Description
For situations when characteristics have been measured on two or more groups, we utilize supervised learning techniques to assist us in understanding how these attributes can be used to predict the membership of future observations. This course is designed to teach best practices for algorithm selection, training, validation and the delivery of predictive model results.
Prerequisites
- Basic understanding of statistics
- Knowledge of R Programming
- R 3.4.x
- RStudio 1.0.x
Outline
1. Motivation – We’ll begin the course with an overview of the Omni Analytics statistical modeling process that highlights all of the required steps to construct and complete a successful supervised learning project.
2. Data Wrangling – In this section, techniques for recoding variables, handling missing values, and restructuring data will be discussed as part of the first set of preparatory steps required for model fitting.

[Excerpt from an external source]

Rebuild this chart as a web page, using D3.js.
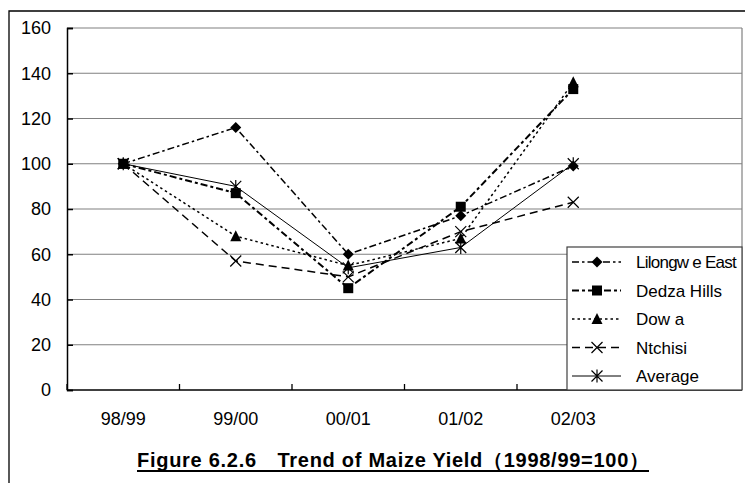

3. Exploratory Data Analysis – Our focus in this section will be on data summary and graphical approaches used to analyze multivariate data structures for model selection.
4. Model Fitting – This section will provide an overview of the most popular statistical techniques used for prediction, along with examples of how to fit the models and interpret their output.
5. Validation Techniques – For this unit, we’ll introduce accuracy metrics and cross validation techniques designed to assess model bias.
6. Delivery – The main portion of the course will conclude with approaches designed to facilitate effective communication of the modeling results to project stake holders.
7. Special Topics – Here we’ll end with a discussion recent developments in supervised machine learning such as deep learning artificial intelligence.